Posted on Tuesday 21st January 2020
Pupils from Ellison Primary Academy in Newcastle with Mark Winnington, Cabinet Member for Economic Growth at Staffordshire County Council
Pupils target drivers in anti-idling campaign Pupils from Ellison Primary Academy in Newcastle are urging drivers to switch off their engines outside school as part of a new campaign to reduce air pollution.
The campaign, which runs this week, during the school runs to and from school and aims to reduce the amount of pollution around the school from idling vehicles. Pupils accompanied by school staff will be explaining to drivers the risks of leaving their engines on when parked up.
Drivers will be told that for every minute they are idling they will produce enough foul exhaust fumes to fill around 150 balloons. Pupils, wearing Hi-Vis jackets and armed with flags and banners will be cheering those parents and drivers who pledge not to idle outside the school.

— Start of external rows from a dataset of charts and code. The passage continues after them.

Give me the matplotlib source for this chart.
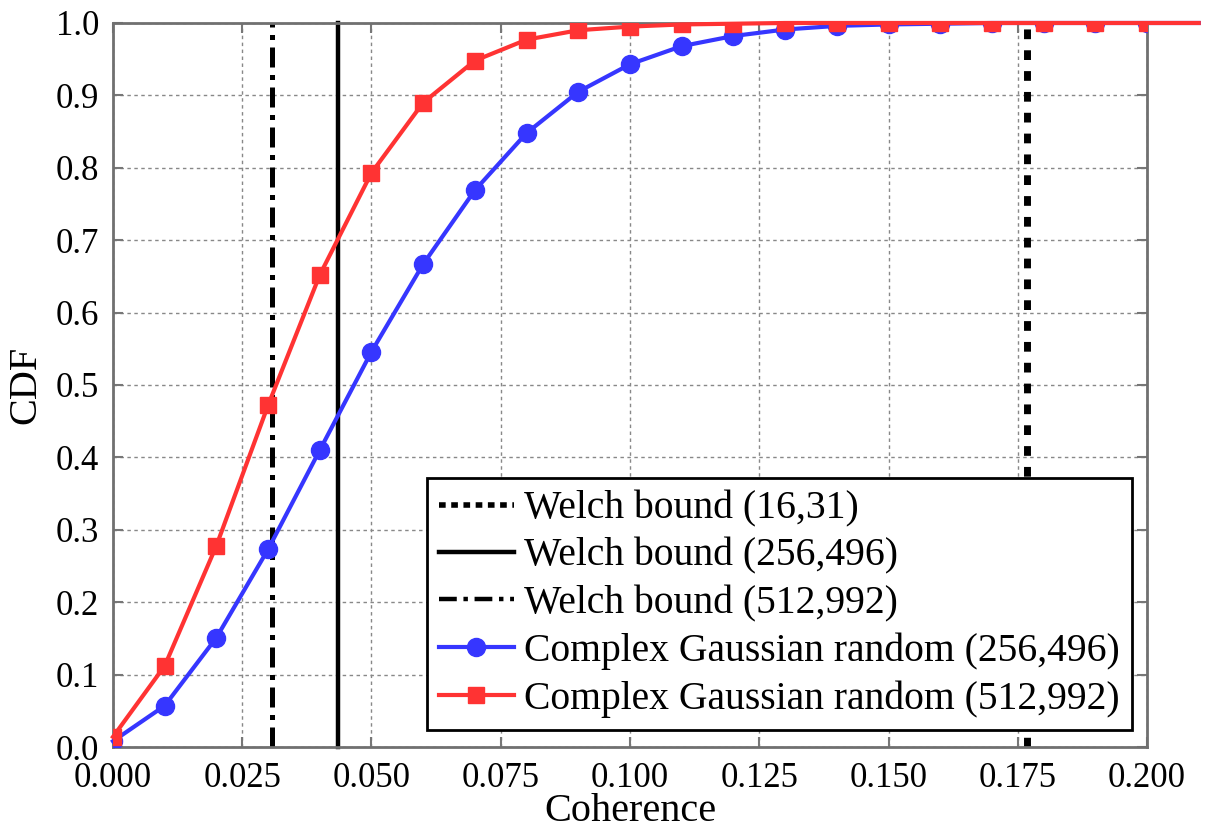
import matplotlib
matplotlib.use("Agg")
import matplotlib.pyplot as plt
from matplotlib.lines import Line2D

plt.rcParams['font.family'] = ['Liberation Serif', 'DejaVu Serif']

coherence = [0.00, 0.01, 0.02, 0.03, 0.04, 0.05, 0.06, 0.07, 0.08, 0.09, 0.10,
             0.11, 0.12, 0.13, 0.14, 0.15, 0.16, 0.17, 0.18, 0.19, 0.20, 0.21]
cdf_256 = [0.008, 0.057, 0.151, 0.273, 0.410, 0.546, 0.667, 0.769, 0.848, 0.905, 0.943,
           0.968, 0.982, 0.991, 0.996, 0.998, 0.999, 1.0, 1.0, 1.0, 1.0, 1.0]
cdf_512 = [0.014, 0.112, 0.278, 0.472, 0.652, 0.793, 0.890, 0.948, 0.977, 0.990, 0.995,
           0.998, 0.999, 1.0, 1.0, 1.0, 1.0, 1.0, 1.0, 1.0, 1.0, 1.0]
welch_16 = 0.1768
welch_256 = 0.0435
welch_512 = 0.0308

labels = ["Welch bound (16,31)", "Welch bound (256,496)", "Welch bound (512,992)",
          "Complex Gaussian random (256,496)", "Complex Gaussian random (512,992)"]
xticks = [0.000, 0.025, 0.050, 0.075, 0.100, 0.125, 0.150, 0.175, 0.200]
yticks = [0.0, 0.1, 0.2, 0.3, 0.4, 0.5, 0.6, 0.7, 0.8, 0.9, 1.0]

blue = '#3636FF'
red = '#FF3333'

fig = plt.figure(figsize=(12.07, 8.30), dpi=100)
ax = fig.add_axes([0.0936, 0.1, 0.9503 - 0.0936, 0.9723 - 0.1])

ax.grid(True, color='#888888', linestyle=(0, (2.5, 2.5)), linewidth=1.0)
ax.set_axisbelow(True)

vl_kw = dict(color='black', clip_on=False)
ax.plot([welch_16, welch_16], [0, 1], linestyle=(0, (1.4, 1.6)), linewidth=5, **vl_kw)
ax.plot([welch_256, welch_256], [0, 1], linestyle='-', linewidth=3.2, **vl_kw)
ax.plot([welch_512, welch_512], [0, 1], linestyle=(0, (4, 1.5, 1, 1.5)), linewidth=3.6, **vl_kw)

n = 21
ax.plot(coherence, cdf_256, color=blue, linewidth=3, clip_on=False, zorder=3)
ax.plot(coherence[:n], cdf_256[:n], color=blue, linestyle='none', marker='o',
        markersize=13, zorder=3)
ax.plot(coherence, cdf_512, color=red, linewidth=3, clip_on=False, zorder=4)
ax.plot(coherence[:n], cdf_512[:n], color=red, linestyle='none', marker='s',
        markersize=12, zorder=4)

ax.set_xlim(0, 0.2)
ax.set_ylim(0, 1.0)
ax.set_xticks(xticks)
ax.set_xticklabels([f"{t:.3f}" for t in xticks])
ax.set_yticks(yticks)
ax.set_yticklabels([f"{t:.1f}" for t in yticks])
ax.tick_params(axis='both', direction='in', length=7, width=1.5, color='#777777',
               labelsize=25, top=True, right=True)
ax.tick_params(axis='x', pad=11)
ax.tick_params(axis='y', pad=10)
for s in ax.spines.values():
    s.set_color('#707070')
    s.set_linewidth(2)

ax.set_xlabel("Coherence", fontsize=29, labelpad=-2)
ax.set_ylabel("CDF", fontsize=29, labelpad=8)

handles = [
    Line2D([], [], color='black', linestyle=(0, (1.2, 1.0)), linewidth=4),
    Line2D([], [], color='black', linestyle='-', linewidth=3.2),
    Line2D([], [], color='black', linestyle=(0, (4, 1.5, 1, 1.5)), linewidth=3.2),
    Line2D([], [], color=blue, linewidth=3, marker='o', markersize=13),
    Line2D([], [], color=red, linewidth=3, marker='s', markersize=12),
]
leg = ax.legend(handles, labels, loc='lower right', bbox_to_anchor=(0.985, 0.024),
                fontsize=28.5, fancybox=False, framealpha=1, edgecolor='black',
                handlelength=1.9, handletextpad=0.25, labelspacing=0.26,
                borderpad=0.3, borderaxespad=0, numpoints=1)
leg.get_frame().set_linewidth(2)

fig.savefig("out.png", dpi=100)
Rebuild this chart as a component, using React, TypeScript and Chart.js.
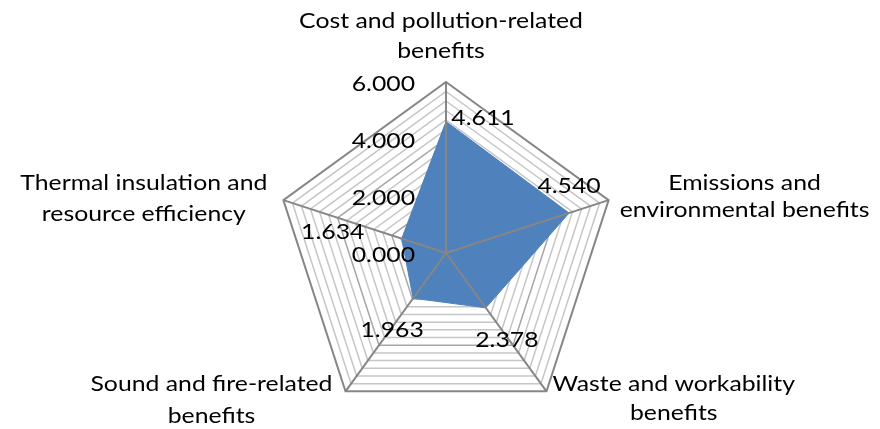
import React, { useEffect, useRef } from 'react';
import { Chart, registerables } from 'chart.js';

Chart.register(...registerables);

// ---- data ----
const CATEGORIES: string[][] = [
  ['Cost and pollution-related', 'benefits'],
  ['Emissions and', 'environmental benefits'],
  ['Waste and workability', 'benefits'],
  ['Sound and fire-related', 'benefits'],
  ['Thermal insulation and', 'resource efficiency'],
];
const VALUES: number[] = [4.611, 4.54, 2.378, 1.963, 1.634];
const VALUE_LABELS: string[] = ['4.611', '4.540', '2.378', '1.963', '1.634'];
const TICK_VALUES: number[] = [0, 2, 4, 6];
const TICK_LABELS: string[] = ['0.000', '2.000', '4.000', '6.000'];
const AXIS_MIN = 0;
const AXIS_MAX = 6;
const MAJOR_STEP = 2;
const MINOR_PER_MAJOR = 6;

// ---- style ----
const FONT_FAMILY = 'Lato, "Open Sans", sans-serif';
const FONT_SIZE = 21;
const X_STRETCH = 1.18;
const TEXT_COLOR = '#000000';
const FILL_COLOR = '#4F81BD';
const SPOKE_COLOR = '#868686';
const OUTER_COLOR = '#868686';
const MAJOR_COLOR = '#a6a6a6';
const MINOR_COLOR = '#c6c6c6';

// label placement relative to points / vertices (style, not data)
const VALUE_LABEL_OFFSETS: [number, number][] = [
  [37, -3],
  [0, -27],
  [21, 32],
  [-21, 32],
  [-69, -6],
];
const CAT_LABEL_LAYOUT = [
  { align: 'center', dx: -5, dy: -61, lh: 30 },
  { align: 'left', dx: 11, dy: -17, lh: 27 },
  { align: 'left', dx: 6, dy: -7, lh: 29 },
  { align: 'right', dx: -13, dy: -7, lh: 32 },
  { align: 'right', dx: -16, dy: -17, lh: 31 },
];

const RINGS: number[] = [];
for (let k = 0; k <= ((AXIS_MAX - AXIS_MIN) / MAJOR_STEP) * MINOR_PER_MAJOR; k++) {
  RINGS.push(AXIS_MIN + (k * MAJOR_STEP) / MINOR_PER_MAJOR);
}

const isMajor = (v: number) => Math.abs(v / MAJOR_STEP - Math.round(v / MAJOR_STEP)) < 1e-6;

function drawText(ctx: CanvasRenderingContext2D, text: string, x: number, y: number, align: CanvasTextAlign) {
  ctx.save();
  ctx.translate(x, y);
  ctx.scale(X_STRETCH, 1);
  ctx.textAlign = align;
  ctx.fillText(text, 0, 0);
  ctx.restore();
}

const overlayPlugin = {
  id: 'overlay',
  afterDatasetsDraw(chart: any) {
    const scale = chart.scales.r;
    const ctx: CanvasRenderingContext2D = chart.ctx;
    const cx = scale.xCenter;
    const cy = scale.yCenter;
    const n = CATEGORIES.length;
    ctx.save();
    ctx.strokeStyle = SPOKE_COLOR;
    ctx.lineWidth = 2;
    for (let i = 0; i < n; i++) {
      const p = scale.getPointPosition(i, scale.drawingArea);
      ctx.beginPath();
      ctx.moveTo(cx, cy);
      ctx.lineTo(p.x, p.y);
      ctx.stroke();
    }
    ctx.font = `${FONT_SIZE}px ${FONT_FAMILY}`;
    ctx.fillStyle = TEXT_COLOR;
    ctx.textBaseline = 'middle';
    TICK_VALUES.forEach((v, i) => {
      const d = scale.getDistanceFromCenterForValue(v);
      drawText(ctx, TICK_LABELS[i], cx - 31, cy - d + 2, 'right');
    });
    VALUES.forEach((v, i) => {
      const p = scale.getPointPosition(i, scale.getDistanceFromCenterForValue(v));
      const [ox, oy] = VALUE_LABEL_OFFSETS[i];
      drawText(ctx, VALUE_LABELS[i], p.x + ox, p.y + oy, 'center');
    });
    CATEGORIES.forEach((lines, i) => {
      const p = scale.getPointPosition(i, scale.drawingArea);
      const lay = CAT_LABEL_LAYOUT[i];
      const w = Math.max(...lines.map((l) => ctx.measureText(l).width)) * X_STRETCH;
      let centerX = p.x + lay.dx;
      if (lay.align === 'left') centerX = p.x + lay.dx + w / 2;
      if (lay.align === 'right') centerX = p.x + lay.dx - w / 2;
      lines.forEach((l, j) => {
        drawText(ctx, l, centerX, p.y + lay.dy + j * lay.lh, 'center');
      });
    });
    ctx.restore();
  },
};

export default function App() {
  const ref = useRef<HTMLCanvasElement | null>(null);
  useEffect(() => {
    if (!ref.current) return;
    const chart = new Chart(ref.current, {
      type: 'radar',
      data: {
        labels: CATEGORIES.map((c) => c.join(' ')),
        datasets: [
          {
            data: VALUES,
            backgroundColor: FILL_COLOR,
            borderColor: FILL_COLOR,
            borderWidth: 1,
            fill: true,
            pointRadius: 0,
            pointHoverRadius: 0,
          },
        ],
      },
      options: {
        animation: false,
        responsive: false,
        devicePixelRatio: 1,
        events: [],
        layout: { padding: { left: 275, right: 263, top: 82, bottom: 5 } },
        plugins: { legend: { display: false }, tooltip: { enabled: false }, title: { display: false } },
        scales: {
          r: {
            min: AXIS_MIN,
            max: AXIS_MAX,
            afterBuildTicks: (scale: any) => {
              scale.ticks = RINGS.map((v) => ({ value: v }));
            },
            ticks: { display: false },
            pointLabels: { display: false },
            angleLines: { display: false },
            grid: {
              color: (c: any) => {
                const v = c.tick ? c.tick.value : 0;
                if (Math.abs(v - AXIS_MAX) < 1e-6) return OUTER_COLOR;
                return isMajor(v) ? MAJOR_COLOR : MINOR_COLOR;
              },
              lineWidth: (c: any) => {
                const v = c.tick ? c.tick.value : 0;
                return Math.abs(v - AXIS_MAX) < 1e-6 ? 2 : 1.5;
              },
            },
          },
        },
      } as any,
      plugins: [overlayPlugin],
    });
    return () => chart.destroy();
  }, []);
  return (
    <div style={{ position: 'absolute', left: 0, top: 0, width: 880, height: 429, background: '#fff' }}>
      <canvas ref={ref} width={880} height={429} style={{ width: 880, height: 429, display: 'block' }} />
    </div>
  );
}
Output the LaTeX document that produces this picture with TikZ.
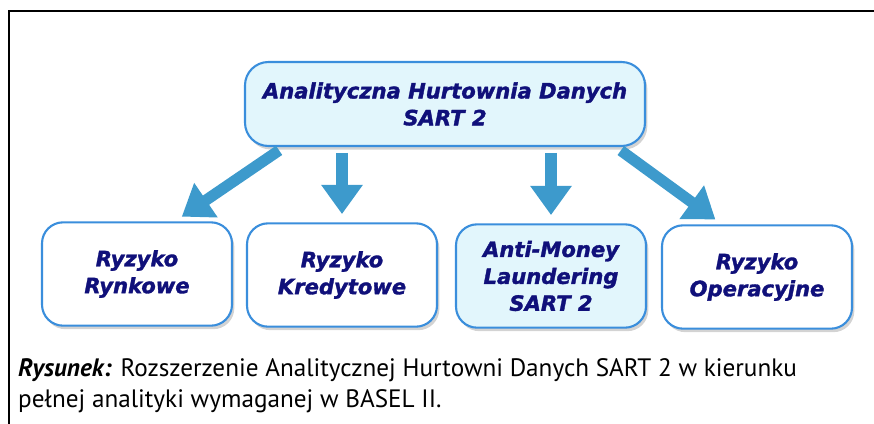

Helen Fisher, Staffordshire County Council’s Cabinet member for Transport and Highways, added:
“Air pollution is a problem for everyone but as we can see from the amazing work done by the children at Ellison primary it’s very possible that with some small changes, we can make a difference.
“Our Air Aware and anti-idling campaign is really simple and will help to raise everyone’s awareness of the issue. And, remember, by walking or cycling to school to, we can improve our health through exercise, limit air pollution and lower greenhouse gases and all at the same time.”
Headteacher, Nichola Gibson said:
“We are so proud of our children and of the commitment they have shown to the anti-idling project. they are passionate about making our environment a safer and healthier place and are determined to make a difference.”
The Staffordshire Air Aware Project continues to work with schools, businesses and the wider public to raise awareness of Air Pollution and improve air quality in the worst affected areas of Staffordshire and Stoke on Trent. It’s one of 15 areas in the region to be given funding to tackle the issue.
In Staffordshire around 600 deaths every year can be linked to Air Pollution which is also linked to respiratory and heart disease and can cause cancer and severe asthma attacks as well as affecting children’s development.